──────── DATA PROVIDED ────────

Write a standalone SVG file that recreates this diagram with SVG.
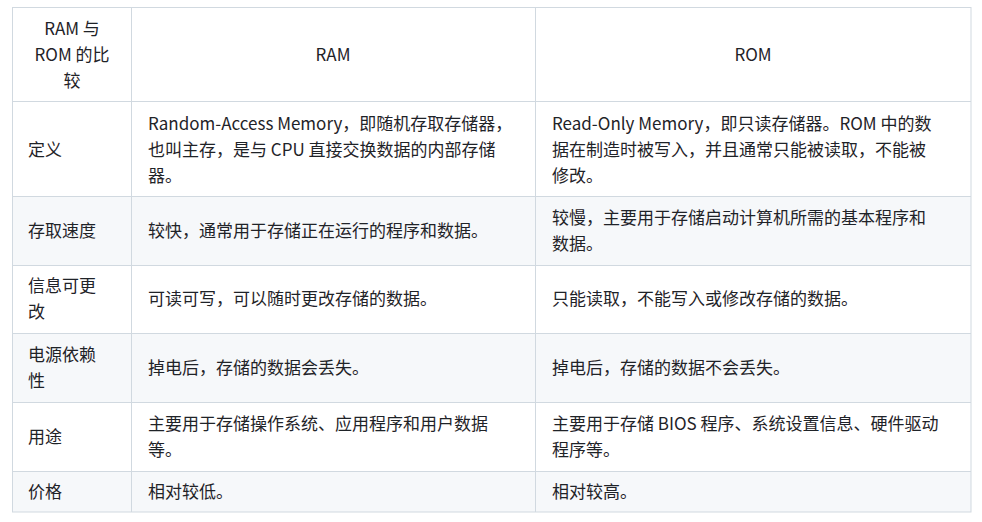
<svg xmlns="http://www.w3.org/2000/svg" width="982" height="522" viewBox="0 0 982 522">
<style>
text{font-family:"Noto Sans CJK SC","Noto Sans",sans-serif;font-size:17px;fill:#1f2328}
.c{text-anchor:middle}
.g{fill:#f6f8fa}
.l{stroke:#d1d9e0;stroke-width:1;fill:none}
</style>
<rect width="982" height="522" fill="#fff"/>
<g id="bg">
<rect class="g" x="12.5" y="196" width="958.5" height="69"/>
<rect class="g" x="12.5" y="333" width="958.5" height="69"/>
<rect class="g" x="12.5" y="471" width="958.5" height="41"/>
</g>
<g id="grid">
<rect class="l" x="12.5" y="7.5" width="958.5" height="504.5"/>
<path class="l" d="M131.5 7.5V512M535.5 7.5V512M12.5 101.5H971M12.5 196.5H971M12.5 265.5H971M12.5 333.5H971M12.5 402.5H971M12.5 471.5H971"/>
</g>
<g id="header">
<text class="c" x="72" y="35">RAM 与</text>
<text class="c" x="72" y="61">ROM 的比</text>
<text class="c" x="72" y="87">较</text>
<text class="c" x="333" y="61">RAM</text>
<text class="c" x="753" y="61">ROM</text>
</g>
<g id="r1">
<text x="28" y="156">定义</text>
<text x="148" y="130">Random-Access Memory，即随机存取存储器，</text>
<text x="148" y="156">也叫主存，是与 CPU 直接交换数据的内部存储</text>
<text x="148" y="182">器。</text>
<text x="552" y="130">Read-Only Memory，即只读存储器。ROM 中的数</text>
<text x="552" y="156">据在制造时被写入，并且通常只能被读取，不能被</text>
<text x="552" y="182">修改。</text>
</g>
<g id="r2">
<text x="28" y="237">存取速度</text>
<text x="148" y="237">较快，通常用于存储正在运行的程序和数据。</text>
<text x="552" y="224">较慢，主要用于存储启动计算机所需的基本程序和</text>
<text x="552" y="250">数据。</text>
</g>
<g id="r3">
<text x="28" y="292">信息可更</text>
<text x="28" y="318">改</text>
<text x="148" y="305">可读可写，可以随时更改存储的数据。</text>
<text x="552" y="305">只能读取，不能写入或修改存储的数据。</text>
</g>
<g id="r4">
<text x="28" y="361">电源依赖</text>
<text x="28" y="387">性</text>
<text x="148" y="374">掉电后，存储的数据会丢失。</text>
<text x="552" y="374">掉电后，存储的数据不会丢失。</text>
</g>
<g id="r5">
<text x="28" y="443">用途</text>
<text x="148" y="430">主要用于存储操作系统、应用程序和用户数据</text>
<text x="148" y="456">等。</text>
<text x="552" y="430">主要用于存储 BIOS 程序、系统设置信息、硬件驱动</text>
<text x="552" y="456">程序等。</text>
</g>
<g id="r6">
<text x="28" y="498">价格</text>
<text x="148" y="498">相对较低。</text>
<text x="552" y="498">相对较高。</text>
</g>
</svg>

────────

▸ WHAT IS ASKED: Reproduce the data verbatim. Do not carry any picture into the copy.

▸ EXERCISE RESULT:
Write a standalone SVG file that recreates this diagram with SVG.
<svg xmlns="http://www.w3.org/2000/svg" width="982" height="522" viewBox="0 0 982 522">
<style>
text{font-family:"Noto Sans CJK SC","Noto Sans",sans-serif;font-size:17px;fill:#1f2328}
.c{text-anchor:middle}
.g{fill:#f6f8fa}
.l{stroke:#d1d9e0;stroke-width:1;fill:none}
</style>
<rect width="982" height="522" fill="#fff"/>
<g id="bg">
<rect class="g" x="12.5" y="196" width="958.5" height="69"/>
<rect class="g" x="12.5" y="333" width="958.5" height="69"/>
<rect class="g" x="12.5" y="471" width="958.5" height="41"/>
</g>
<g id="grid">
<rect class="l" x="12.5" y="7.5" width="958.5" height="504.5"/>
<path class="l" d="M131.5 7.5V512M535.5 7.5V512M12.5 101.5H971M12.5 196.5H971M12.5 265.5H971M12.5 333.5H971M12.5 402.5H971M12.5 471.5H971"/>
</g>
<g id="header">
<text class="c" x="72" y="35">RAM 与</text>
<text class="c" x="72" y="61">ROM 的比</text>
<text class="c" x="72" y="87">较</text>
<text class="c" x="333" y="61">RAM</text>
<text class="c" x="753" y="61">ROM</text>
</g>
<g id="r1">
<text x="28" y="156">定义</text>
<text x="148" y="130">Random-Access Memory，即随机存取存储器，</text>
<text x="148" y="156">也叫主存，是与 CPU 直接交换数据的内部存储</text>
<text x="148" y="182">器。</text>
<text x="552" y="130">Read-Only Memory，即只读存储器。ROM 中的数</text>
<text x="552" y="156">据在制造时被写入，并且通常只能被读取，不能被</text>
<text x="552" y="182">修改。</text>
</g>
<g id="r2">
<text x="28" y="237">存取速度</text>
<text x="148" y="237">较快，通常用于存储正在运行的程序和数据。</text>
<text x="552" y="224">较慢，主要用于存储启动计算机所需的基本程序和</text>
<text x="552" y="250">数据。</text>
</g>
<g id="r3">
<text x="28" y="292">信息可更</text>
<text x="28" y="318">改</text>
<text x="148" y="305">可读可写，可以随时更改存储的数据。</text>
<text x="552" y="305">只能读取，不能写入或修改存储的数据。</text>
</g>
<g id="r4">
<text x="28" y="361">电源依赖</text>
<text x="28" y="387">性</text>
<text x="148" y="374">掉电后，存储的数据会丢失。</text>
<text x="552" y="374">掉电后，存储的数据不会丢失。</text>
</g>
<g id="r5">
<text x="28" y="443">用途</text>
<text x="148" y="430">主要用于存储操作系统、应用程序和用户数据</text>
<text x="148" y="456">等。</text>
<text x="552" y="430">主要用于存储 BIOS 程序、系统设置信息、硬件驱动</text>
<text x="552" y="456">程序等。</text>
</g>
<g id="r6">
<text x="28" y="498">价格</text>
<text x="148" y="498">相对较低。</text>
<text x="552" y="498">相对较高。</text>
</g>
</svg>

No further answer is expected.